Write SQL for rankings, state, and aggregations
Company: LinkedIn
Role: Data Scientist
Category: Data Manipulation (SQL/Python)
Difficulty: easy
Interview Round: Technical Screen
You are given several independent datasets. For each dataset, write the required SQL query (ANSI SQL is fine). Assume dates are in UTC and `DATE` columns are calendar dates (no time component) unless otherwise specified.
---
## Dataset A — Continent populations
### Table: `world_population`
| column | type | notes |
|---|---|---|
| continent | STRING | e.g., `North America` |
| country | STRING | country name |
| population | BIGINT | population for that country |
**Task A1.** For each `continent`, return the single country with the **largest** `population`.

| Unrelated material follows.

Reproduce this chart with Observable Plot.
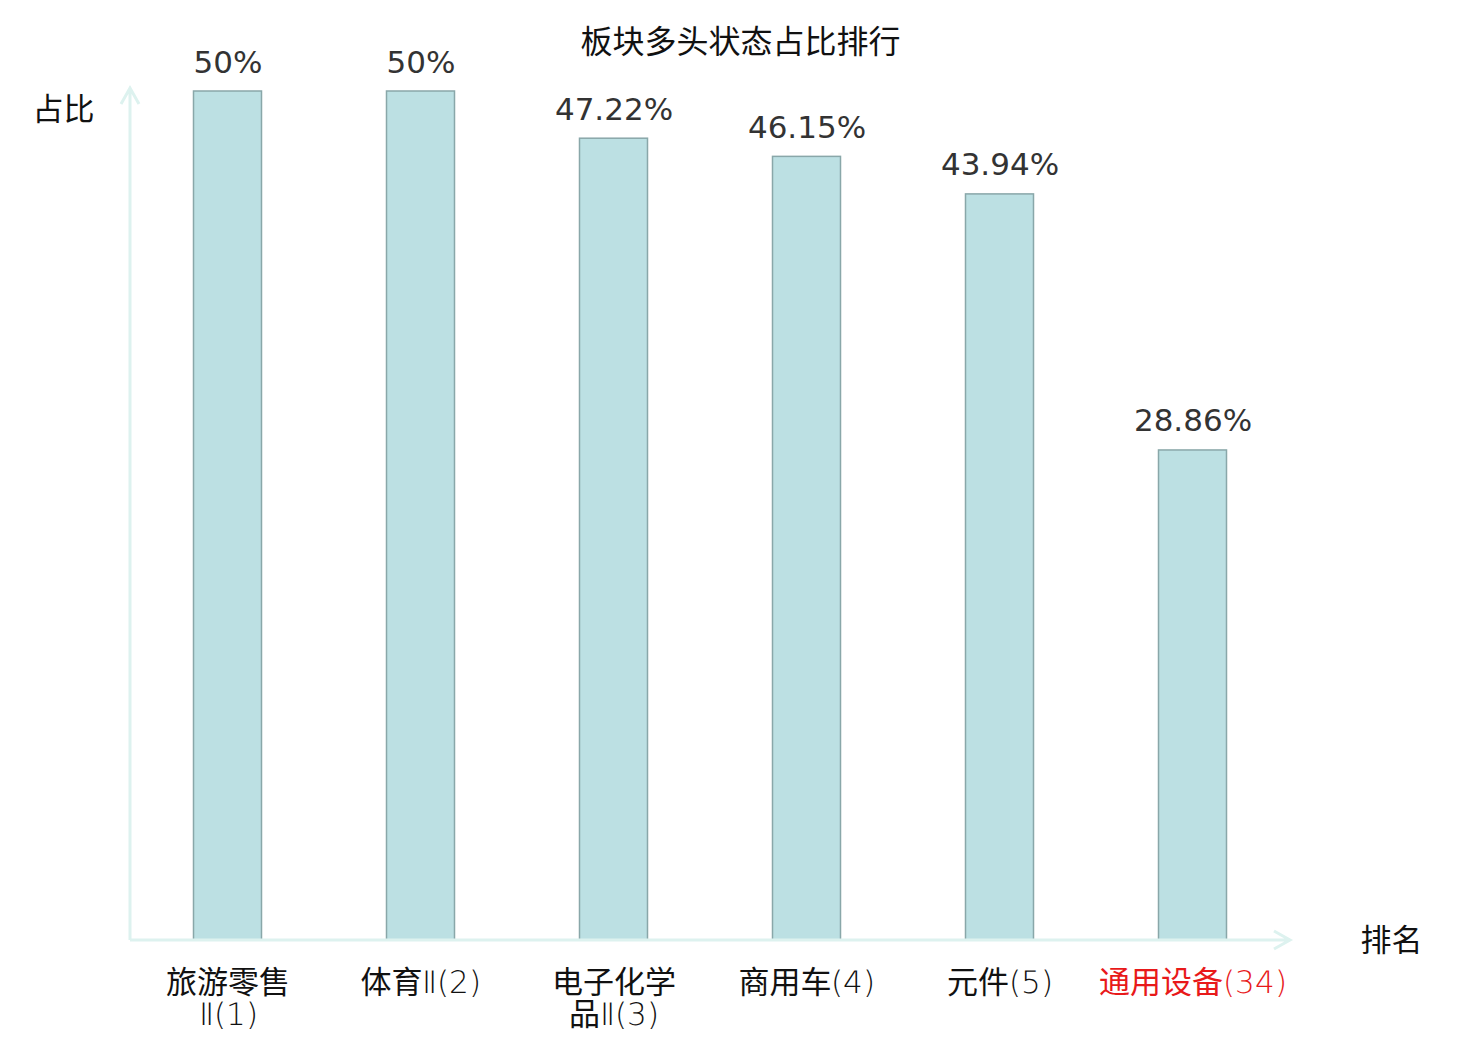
<!DOCTYPE html>
<html>
<head>
<meta charset="utf-8">
<script src="https://cdn.jsdelivr.net/npm/d3@7"></script>
<script src="https://cdn.jsdelivr.net/npm/@observablehq/plot@0.6"></script>
<style>
  html, body { margin: 0; padding: 0; background: #fff; }
  #chart svg { display: block; }
  @font-face {
    font-family: "TickLatin";
    src: local("DejaVu Sans ExtraLight"), local("DejaVuSans-ExtraLight");
    unicode-range: U+0000-00FF, U+2160-2188;
  }
</style>
</head>
<body>
<div id="chart"></div>
<script>
const categories = ["旅游零售\nⅡ(1)", "体育Ⅱ(2)", "电子化学\n品Ⅱ(3)", "商用车(4)", "元件(5)", "通用设备(34)"];
const values = [50, 50, 47.22, 46.15, 43.94, 28.86];
const valueLabels = ["50%", "50%", "47.22%", "46.15%", "43.94%", "28.86%"];
const highlighted = ["通用设备(34)"];
const title = "板块多头状态占比排行";
const yName = "占比";
const xName = "排名";

const data = categories.map((c, i) => ({ cat: c, value: values[i], label: valueLabels[i] }));
const FONT = "DejaVu Sans, 'Noto Sans CJK SC', sans-serif";
const CJK = "'Noto Sans CJK SC', sans-serif";
const TICKFONT = "TickLatin, 'Noto Sans CJK SC', sans-serif";
const AXIS_COLOR = "#ddf2ef";

function axesWithArrows(index, scales, values, dims) {
  const ns = "http://www.w3.org/2000/svg";
  const g = document.createElementNS(ns, "g");
  const x0 = dims.marginLeft, x1 = dims.width - dims.marginRight;
  const yb = dims.height - dims.marginBottom, yt = dims.marginTop - 3;
  const d = [
    `M${x0},${yb}L${x1},${yb}`,
    `M${x1 - 16},${yb - 9}L${x1},${yb}L${x1 - 16},${yb + 9}`,
    `M${x0},${yb}L${x0},${yt}`,
    `M${x0 - 9},${yt + 16}L${x0},${yt}L${x0 + 9},${yt + 16}`
  ].join("");
  const p = document.createElementNS(ns, "path");
  p.setAttribute("d", d);
  p.setAttribute("fill", "none");
  p.setAttribute("stroke", AXIS_COLOR);
  p.setAttribute("stroke-width", 3);
  g.appendChild(p);
  return g;
}

const chart = Plot.plot({
  width: 1480,
  height: 1040,
  marginLeft: 130,
  marginRight: 190,
  marginTop: 91,
  marginBottom: 100,
  style: { fontFamily: FONT, background: "#fff" },
  x: { domain: categories, padding: 0, axis: null },
  y: { domain: [0, 50], axis: null },
  marks: [
    Plot.barY(data, {
      x: "cat", y: "value",
      fill: "#bce0e3", stroke: "#89a7a9", strokeWidth: 1.5,
      insetLeft: 62.5, insetRight: 62.5
    }),
    axesWithArrows,
    Plot.text(data, {
      x: "cat", y: "value", text: "label",
      lineAnchor: "bottom", dy: -19,
      fontSize: 31, fill: "#333", fontFamily: FONT
    }),
    Plot.text(data, {
      x: "cat", text: "cat",
      frameAnchor: "bottom", lineAnchor: "top", dy: 30,
      lineHeight: 1.03,
      fontSize: 31, fontFamily: TICKFONT,
      fill: d => highlighted.includes(d.cat) ? "#e8191a" : "#111"
    }),
    Plot.text([title], {
      text: d => d, frameAnchor: "top", dx: 30, dy: -49,
      lineAnchor: "middle", fontSize: 32, fill: "#111", fontFamily: CJK
    }),
    Plot.text([yName], {
      text: d => d, frameAnchor: "top-left", textAnchor: "middle",
      dx: -67, dy: 19, lineAnchor: "middle", fontSize: 31, fill: "#111", fontFamily: CJK
    }),
    Plot.text([xName], {
      text: d => d, frameAnchor: "bottom-right", textAnchor: "middle",
      dx: 101, dy: 1, lineAnchor: "middle", fontSize: 31, fill: "#111", fontFamily: CJK
    })
  ]
});
document.getElementById("chart").appendChild(chart);
</script>
</body>
</html>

**Output:** `continent, country, population`
**Task A1 follow-up.** For each `continent`, return the **top 2** countries by `population`.

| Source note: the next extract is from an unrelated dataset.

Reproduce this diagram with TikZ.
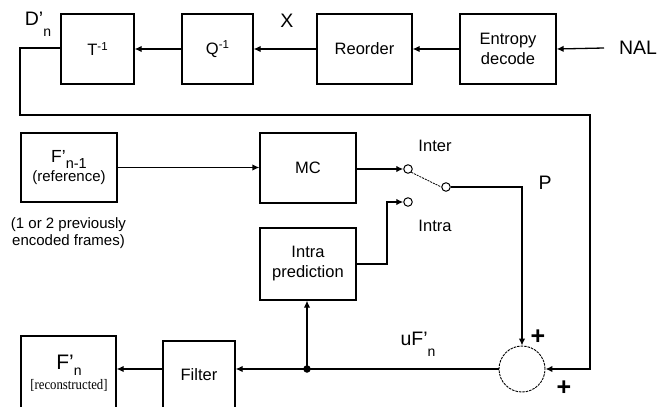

**Output:** `continent, country, population`
**Task A2.** For each `continent`, compute the **population share** of each of the **top 2** countries, where:
- `total_population` = sum of `population` within the continent
- `population_share_pct` = `100 * population / total_population`
**Output:** `continent, country, population, total_population, population_share_pct`
---
## Dataset B — Push notification status as of a cutoff date
You have a baseline snapshot as of **2020-01-31** and an action log for February.
### Table: `status`
"Contains all members’ latest push notification setting status as of 2020-01-31."
| column | type | notes |
|---|---|---|
| member_id | BIGINT | primary key |
| status | STRING | one of `on`, `off` |
### Table: `actions`
"All actions members made in Feb 2020 (after 2020-01-31). Assume at most one action per member per day."
| column | type | notes |
|---|---|---|
| member_id | BIGINT | may include new members not in `status` |
| date_sk | DATE | action date in Feb 2020 |
| action | STRING | one of `turn_on`, `turn_off` |
**Task B1.** Return each member’s **current notification status as of 2020-02-29**.
Requirements:
- If a member has one or more rows in `actions`, their latest action by `date_sk` determines the current status.
- Members who never acted in Feb retain their `status` from the snapshot.
- The `actions` table may include **new members** not present in `status`; they must still appear in the output.
**Output:** `member_id, current_status`
**Task B1 follow-up.** If the `actions` table did **not** contain `date_sk` (only action events without timestamps, or only aggregated action counts), explain what additional assumptions/data you would need, and under a reasonable assumption, compute the final status.
---
## Dataset C — Video posts and members
### Table: `video_posts`
| column | type | notes |
|---|---|---|
| post_date | DATE | date the video was posted |
| memberid | BIGINT | member who posted |
| video_length | INT | length in seconds |
### Table: `members`
| column | type | notes |
|---|---|---|
| memberid | BIGINT | primary key |
| country | STRING | e.g., `usa`, `uk` |
| join_date | DATE | date the member joined |
**Task C1.** How many members posted their **first-ever** video on the **same day** they joined?
**Output:** single row, `members_first_video_same_day`
**Task C2.** For each `country`, how many **distinct members** have posted at least one video longer than **60 seconds**?
**Output:** `country, num_members`
---
## Dataset D — Article views and types
### Table: `article_views`
| column | type | notes |
|---|---|---|
| user_id | BIGINT | viewer |
| article_id | BIGINT | viewed article |
| date | DATE | view date |
### Table: `articles`
| column | type | notes |
|---|---|---|
| article_id | BIGINT | primary key |
| article_type | STRING | e.g., `sports`, `tech` |
**Task D1.** For date **2019-01-01**, compute the number of **distinct article types** each user viewed.
**Output:** `user_id, num_article_types`
**Task D2.** Build a histogram of `num_article_types` across users (i.e., how many users viewed 1 type, 2 types, etc.).
**Output:** `num_article_types, num_users`
Quick Answer: This question evaluates a candidate's competency in SQL data manipulation, covering ranking/top-N queries, aggregations and percentage calculations, temporal state reconstruction from action logs, and detection of first-occurrence events.